I’m using NCCL with dist.all_gather_object() to send back the outputs from all workers to rank 0. However the code below work asynchronously, rank 0 can only reads the output until all the workers have sent their response. The script below just hangs while waiting … it doesn’t allow me to access to output. So, I would like to implement it in an asyncrhonously way, let’s say that if I uncomment the ‘time.sleep()’ for rank 2, I can be able to read in worker 0 the output for worker 1 in the meantime, while waiting for the worker 2 to finish.
if rank == 0:
output = {'acc': 1.89, 'loss': 1.2, 'extra_metric':10.0}
gather_objects = [output for i in range(world)] # any picklable object
output = [None for _ in gather_objects]
dist.all_gather_object(output, gather_objects[dist.get_rank()])
print(f"Rank output {rank} {output}")
else:
if rank == 2:
output = {'acc': 2.89, 'loss': 2.2, 'extra_metric':20.0}
gather_objects = [output for i in range(world)]
#time.sleep(5)
else:
output = {'acc': 3.89, 'loss': 3.2, 'extra_metric':30.0}
gather_objects = [output for i in range(world)]
output = [None for _ in gather_objects]
dist.all_gather_object(output, gather_objects[dist.get_rank()])
print(f"Rank output {rank} {output}")
If I execute the code above, I’m getting the following once all workers have sent back their output:
Rank output 0 [{'acc': 1.89, 'loss': 1.2, 'extra_metric': 10.0}, {'acc': 3.89, 'loss': 3.2, 'extra_metric': 30.0}, {'acc': 2.89, 'loss': 2.2, 'extra_metric': 20.0}]

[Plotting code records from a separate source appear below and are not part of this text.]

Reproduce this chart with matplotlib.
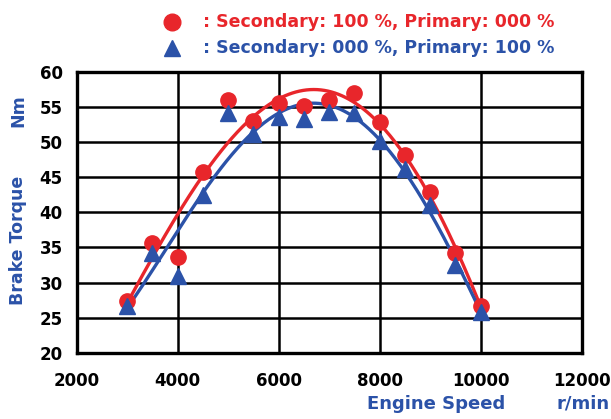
import numpy as np
import matplotlib.pyplot as plt

# engine speed (r/min) and brake torque (Nm)
speed = np.array([3000, 3500, 4000, 4500, 5000, 5500, 6000, 6500, 7000, 7500,
                  8000, 8500, 9000, 9500, 10000])
torque_sec = np.array([27.4, 35.7, 33.6, 45.7, 56.0, 53.0, 55.6, 55.1, 56.0, 57.0,
                       52.8, 48.2, 42.9, 34.2, 26.7])
torque_pri = np.array([26.7, 34.2, 31.0, 42.5, 54.1, 51.2, 53.6, 53.3, 54.3, 54.1,
                       50.2, 46.2, 41.0, 32.5, 25.8])

xticks = [2000, 4000, 6000, 8000, 10000, 12000]
yticks = [20, 25, 30, 35, 40, 45, 50, 55, 60]

red = '#e8262b'
blue = '#2b52a8'

fig = plt.figure(figsize=(6.11, 4.19), dpi=100)
ax = fig.add_axes([0.1255, 0.1575, 0.8265, 0.6715])

# trend lines (polynomial fit of the measured points)
xs = np.linspace(speed.min(), speed.max(), 200)
fit_sec = np.polyval(np.polyfit(speed, torque_sec, 4), xs)
fit_pri = np.polyval(np.polyfit(speed, torque_pri, 4), xs)

ax.plot(xs, fit_sec, color=red, lw=2.4, zorder=3)
ax.plot(xs, fit_pri, color=blue, lw=2.4, zorder=3)
ax.plot(speed, torque_sec, 'o', color=red, ms=11, zorder=4)
ax.plot(speed, torque_pri, '^', color=blue, ms=11, zorder=5)

ax.set_xlim(2000, 12000)
ax.set_ylim(20, 60)
ax.set_xticks(xticks)
ax.set_yticks(yticks)
ax.grid(color='black', linewidth=1.8)
ax.set_axisbelow(True)
for s in ax.spines.values():
    s.set_linewidth(2.4)
ax.tick_params(length=0, labelsize=12)
ax.tick_params(axis='x', pad=14)
ax.tick_params(axis='y', pad=10)
for lab in ax.get_xticklabels() + ax.get_yticklabels():
    lab.set_fontweight('bold')

# axis captions
fig.text(0.03, 0.427, 'Brake Torque', rotation=90, color=blue, fontsize=12.5,
         fontweight='bold', ha='center', va='center')
fig.text(0.03, 0.737, 'Nm', rotation=90, color=blue, fontsize=12.5,
         fontweight='bold', ha='center', va='center')
fig.text(0.713, 0.024, 'Engine Speed', color=blue, fontsize=13,
         fontweight='bold', ha='center', va='baseline')
fig.text(0.954, 0.024, 'r/min', color=blue, fontsize=13,
         fontweight='bold', ha='center', va='baseline')

# legend drawn as text rows
fig.lines.append(plt.Line2D([0.282], [0.948], marker='o', color=red, ms=12,
                            transform=fig.transFigure))
fig.lines.append(plt.Line2D([0.282], [0.885], marker='^', color=blue, ms=12,
                            transform=fig.transFigure))
fig.text(0.333, 0.948, ': Secondary: 100 %, Primary: 000 %', color=red,
         fontsize=12.5, fontweight='bold', va='center')
fig.text(0.333, 0.885, ': Secondary: 000 %, Primary: 100 %', color=blue,
         fontsize=12.5, fontweight='bold', va='center')

fig.savefig('out.png', dpi=100)
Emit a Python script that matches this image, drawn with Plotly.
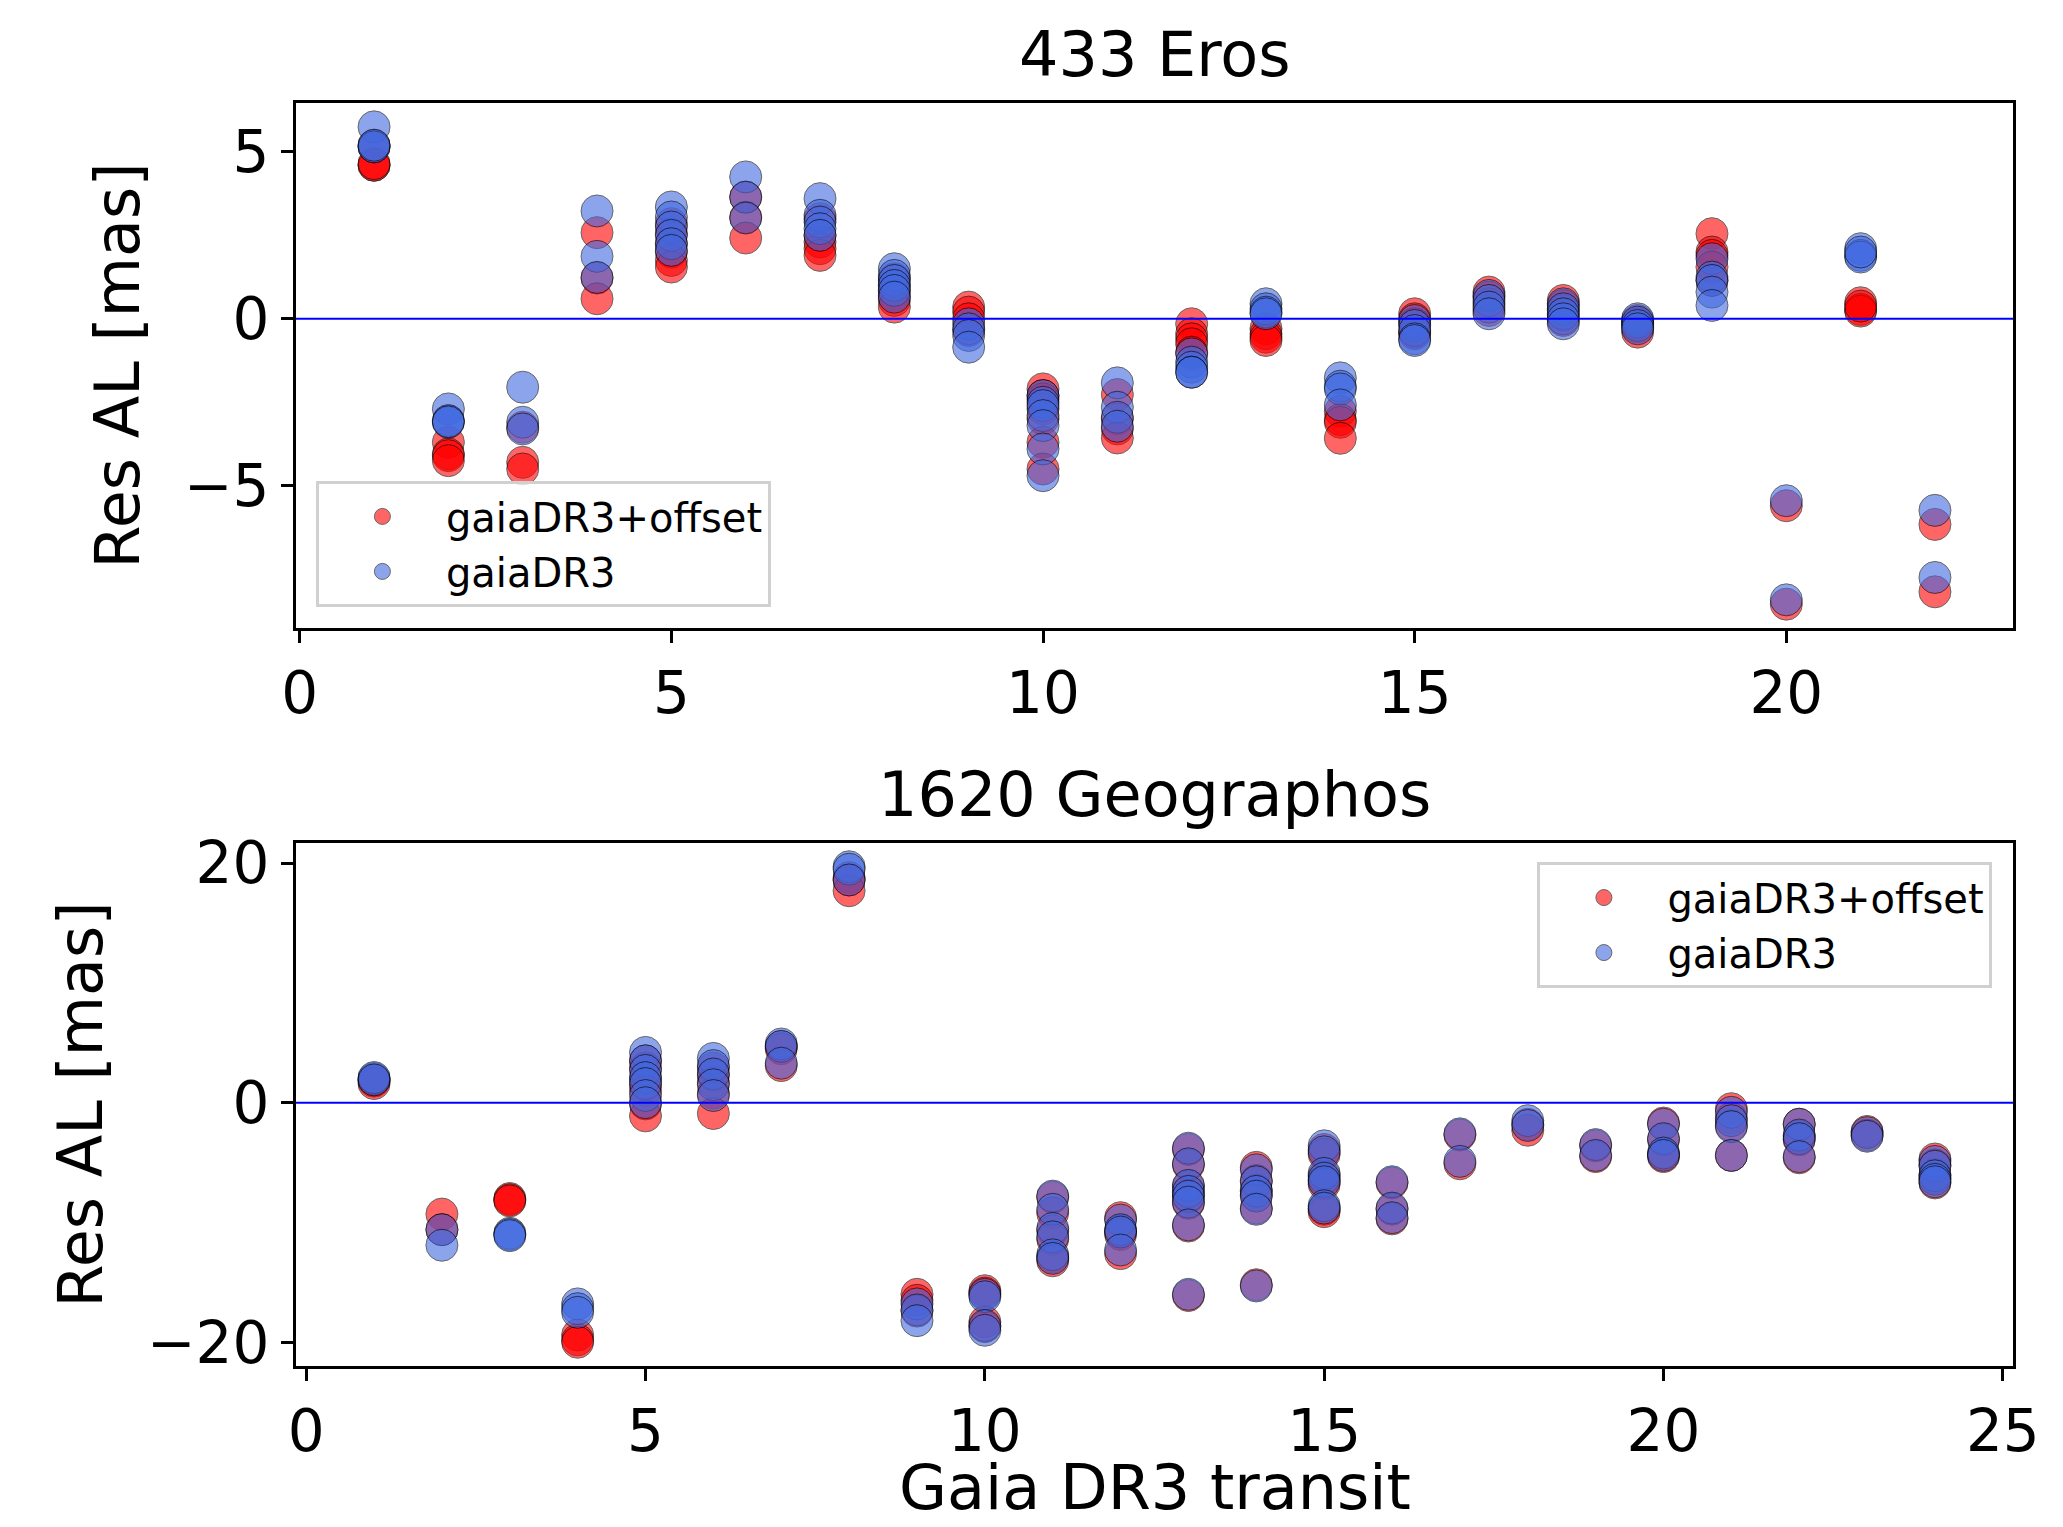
import plotly.graph_objects as go

# ---------------- data ----------------
eros_transit = list(range(1, 23))
eros_dr3 = [
    [5.75, 5.15, 5.15, 5.20],
    [-2.70, -3.05, -3.10, -3.08],
    [-2.05, -3.10, -3.30],
    [3.23, 1.87, 1.24],
    [3.35, 3.05, 2.75, 2.50, 2.25, 2.05],
    [4.25, 3.64, 3.02],
    [3.60, 3.10, 2.90, 2.70, 2.50],
    [1.50, 1.30, 1.15, 1.00, 0.85, 0.65],
    [-0.15, -0.30, -0.50, -0.85],
    [-2.30, -2.50, -2.60, -2.90, -3.20, -3.90, -4.70],
    [-1.92, -2.65, -2.95, -3.22],
    [-1.05, -1.30, -1.45, -1.60, -1.60],
    [0.45, 0.30, 0.20, 0.15],
    [-1.77, -2.02, -2.10, -2.58],
    [-0.05, -0.20, -0.35, -0.60, -0.65],
    [0.70, 0.55, 0.35, 0.15],
    [0.45, 0.30, 0.15, 0.00, -0.15],
    [0.00, -0.10, -0.20, -0.30],
    [1.80, 1.25, 1.15, 0.80, 0.40],
    [-5.45, -8.42],
    [2.10, 1.90, 1.85, 2.00],
    [-5.74, -7.75],
]
eros_offset = [
    [5.20, 4.60, 4.60, 4.65],
    [-3.70, -4.05, -4.10, -4.25],
    [-3.25, -4.30, -4.50],
    [2.58, 1.22, 0.60],
    [2.85, 2.55, 2.25, 2.00, 1.75, 1.55],
    [3.65, 3.04, 2.42],
    [3.00, 2.50, 2.30, 2.10, 1.90],
    [1.20, 1.00, 0.85, 0.70, 0.55, 0.35],
    [0.35, 0.20, 0.00, -0.35],
    [-2.10, -2.30, -2.40, -2.70, -3.00, -3.70, -4.50],
    [-2.27, -3.00, -3.30, -3.57],
    [-0.15, -0.45, -0.60, -0.75, -1.00],
    [-0.30, -0.45, -0.55, -0.65],
    [-2.77, -3.02, -3.10, -3.58],
    [0.15, 0.00, -0.15, -0.40, -0.45],
    [0.80, 0.65, 0.45, 0.25],
    [0.55, 0.40, 0.25, 0.10, -0.05],
    [-0.05, -0.15, -0.25, -0.40],
    [2.55, 2.00, 1.90, 1.55, 1.15],
    [-5.60, -8.55],
    [0.48, 0.28, 0.23, 0.38],
    [-6.16, -8.18],
]

geo_transit = list(range(1, 25))
geo_dr3 = [
    [2.0, 2.1, 1.9],
    [-10.6, -11.9],
    [-10.9, -11.0, -11.1],
    [-16.8, -17.2, -17.5],
    [4.2, 3.5, 2.7, 2.1, 1.6, 0.6, 0.0],
    [3.7, 3.1, 2.4, 1.5, 0.6],
    [4.9, 4.7, 3.3],
    [19.7, 19.5, 18.6],
    [-16.8, -17.3, -18.2],
    [-16.0, -16.2, -18.6, -19.0],
    [-7.8, -8.9, -10.5, -11.2, -12.7, -13.0],
    [-9.8, -10.6, -10.8, -12.3],
    [-3.8, -5.1, -6.9, -7.4, -7.8, -8.3, -10.2, -16.0],
    [-5.6, -6.6, -7.4, -7.8, -8.9, -15.3],
    [-3.6, -4.1, -5.9, -6.3, -6.6, -8.6, -8.8],
    [-6.6, -8.8, -9.6],
    [-2.6, -4.9],
    [-1.5, -1.9],
    [-3.5, -4.4],
    [-1.8, -3.0, -4.2, -4.4],
    [-0.8, -1.5, -2.0, -4.4],
    [-1.8, -2.7, -3.0, -4.5],
    [-2.5, -2.8],
    [-4.9, -5.3, -6.1, -6.4, -6.6],
]
geo_offset = [
    [1.8, 1.9, 1.6],
    [-9.3, -10.6],
    [-8.0, -8.1, -8.2],
    [-19.4, -19.8, -20.0],
    [3.5, 2.9, 2.0, 1.5, 1.0, -0.1, -1.1],
    [2.9, 2.3, 1.7, 0.8, -0.9],
    [4.7, 4.5, 3.1],
    [18.8, 18.6, 17.7],
    [-16.0, -16.5, -17.4],
    [-15.7, -15.9, -18.3, -18.7],
    [-7.9, -9.2, -10.7, -11.4, -12.9, -13.2],
    [-9.6, -10.7, -11.0, -12.6],
    [-3.9, -5.2, -7.0, -7.5, -7.9, -8.4, -10.3, -16.1],
    [-5.4, -6.5, -7.3, -7.7, -8.8, -15.2],
    [-3.9, -4.3, -6.1, -6.5, -6.8, -8.9, -9.1],
    [-6.7, -8.9, -9.7],
    [-2.7, -5.1],
    [-1.8, -2.3],
    [-3.6, -4.5],
    [-1.7, -3.1, -4.3, -4.5],
    [-0.5, -1.3, -1.9, -4.4],
    [-1.8, -2.8, -3.1, -4.6],
    [-2.4, -2.7],
    [-4.7, -5.2, -6.0, -6.3, -6.7],
]

titles = ["433 Eros", "1620 Geographos"]
series_names = ["gaiaDR3+offset", "gaiaDR3"]
ylabel = "Res AL [mas]"
xlabel = "Gaia DR3 transit"


def flatten(transits, groups):
    xs, ys = [], []
    for t, g in zip(transits, groups):
        for v in g:
            xs.append(t)
            ys.append(v)
    return xs, ys


def mpl_range(vals):
    lo, hi = min(vals), max(vals)
    pad = 0.05 * (hi - lo)
    return [lo - pad, hi + pad]


FONT = "DejaVu Sans"
RED = "red"
BLUE = "royalblue"
MS = 32

fig = go.Figure()

panels = [
    (eros_transit, eros_offset, eros_dr3, "x", "y", "legend"),
    (geo_transit, geo_offset, geo_dr3, "x2", "y2", "legend2"),
]
ranges = []
for transits, off, dr3, xa, ya, lg in panels:
    xo, yo = flatten(transits, off)
    xd, yd = flatten(transits, dr3)
    fig.add_trace(go.Scatter(
        x=xo, y=yo, mode="markers", name=series_names[0], xaxis=xa, yaxis=ya, legend=lg,
        marker=dict(size=MS, color=RED, opacity=0.6, line=dict(color="black", width=1)),
    ))
    fig.add_trace(go.Scatter(
        x=xd, y=yd, mode="markers", name=series_names[1], xaxis=xa, yaxis=ya, legend=lg,
        marker=dict(size=MS, color=BLUE, opacity=0.6, line=dict(color="black", width=1)),
    ))
    ranges.append((mpl_range(xo + xd), mpl_range(yo + yd)))

axis_common = dict(
    showline=True, linecolor="black", linewidth=3, mirror=True,
    ticks="outside", ticklen=12, tickwidth=3, tickcolor="black",
    showgrid=False, zeroline=False, automargin=False,
    tickfont=dict(family=FONT, size=58, color="black"),
)

legend_common = dict(
    bgcolor="rgba(255,255,255,0.8)", bordercolor="#d0d0d0", borderwidth=3,
    font=dict(family=FONT, size=40, color="black"), itemsizing="trace", itemwidth=117,
)

# the page body has an 8 px margin, so the figure is 8 px smaller in each direction
fig.update_layout(
    width=2055, height=1519,
    paper_bgcolor="white", plot_bgcolor="white",
    margin=dict(l=288, r=50, t=95, b=161, autoexpand=False),
    font=dict(family=FONT, color="black"),
    xaxis=dict(domain=[0, 1], anchor="y", range=ranges[0][0], dtick=5, tick0=0, **axis_common),
    yaxis=dict(domain=[0.5843, 1], anchor="x", range=ranges[0][1], dtick=5, tick0=0,
               title=dict(text=ylabel, font=dict(family=FONT, size=62), standoff=25), **axis_common),
    xaxis2=dict(domain=[0, 1], anchor="y2", range=ranges[1][0], dtick=5, tick0=0, **axis_common),
    yaxis2=dict(domain=[0, 0.4141], anchor="x2", range=ranges[1][1], dtick=20, tick0=0,
                title=dict(text=ylabel, font=dict(family=FONT, size=62), standoff=25), **axis_common),
    legend=dict(x=0.0116, y=0.601, xanchor="left", yanchor="bottom", **legend_common),
    legend2=dict(x=0.988, y=0.399, xanchor="right", yanchor="top", **legend_common),
    showlegend=True,
)

# zero lines
for xa, ya in (("x", "y"), ("x2", "y2")):
    fig.add_shape(type="line", xref=f"{xa} domain", yref=ya, x0=0, x1=1, y0=0, y1=0,
                  line=dict(color="blue", width=2), layer="above")

# panel titles
fig.add_annotation(text=titles[0], xref="x domain", yref="y domain", x=0.5, y=1,
                   xanchor="center", yanchor="bottom", yshift=10, showarrow=False,
                   font=dict(family=FONT, size=62, color="black"))
fig.add_annotation(text=titles[1], xref="x2 domain", yref="y2 domain", x=0.5, y=1,
                   xanchor="center", yanchor="bottom", yshift=10, showarrow=False,
                   font=dict(family=FONT, size=62, color="black"))

# x-axis title of the lower panel
fig.add_annotation(text=xlabel, xref="x2 domain", yref="y2 domain", x=0.5, y=0,
                   xanchor="center", yanchor="bottom", yshift=-160, showarrow=False,
                   font=dict(family=FONT, size=62, color="black"))

fig.write_html("out.html")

Rank output 2 [{'acc': 1.89, 'loss': 1.2, 'extra_metric': 10.0}, {'acc': 3.89, 'loss': 3.2, 'extra_metric': 30.0}, {'acc': 2.89, 'loss': 2.2, 'extra_metric': 20.0}]
Rank output 1 [{'acc': 1.89, 'loss': 1.2, 'extra_metric': 10.0}, {'acc': 3.89, 'loss': 3.2, 'extra_metric': 30.0}, {'acc': 2.89, 'loss': 2.2, 'extra_metric': 20.0}]
I need to mandatory send a python object (the dictionary) I cannot use tensors. This is the reason I’m using all_gather_object(), also I tried to use gather_object() instead but this one doesn’t work for NCCL.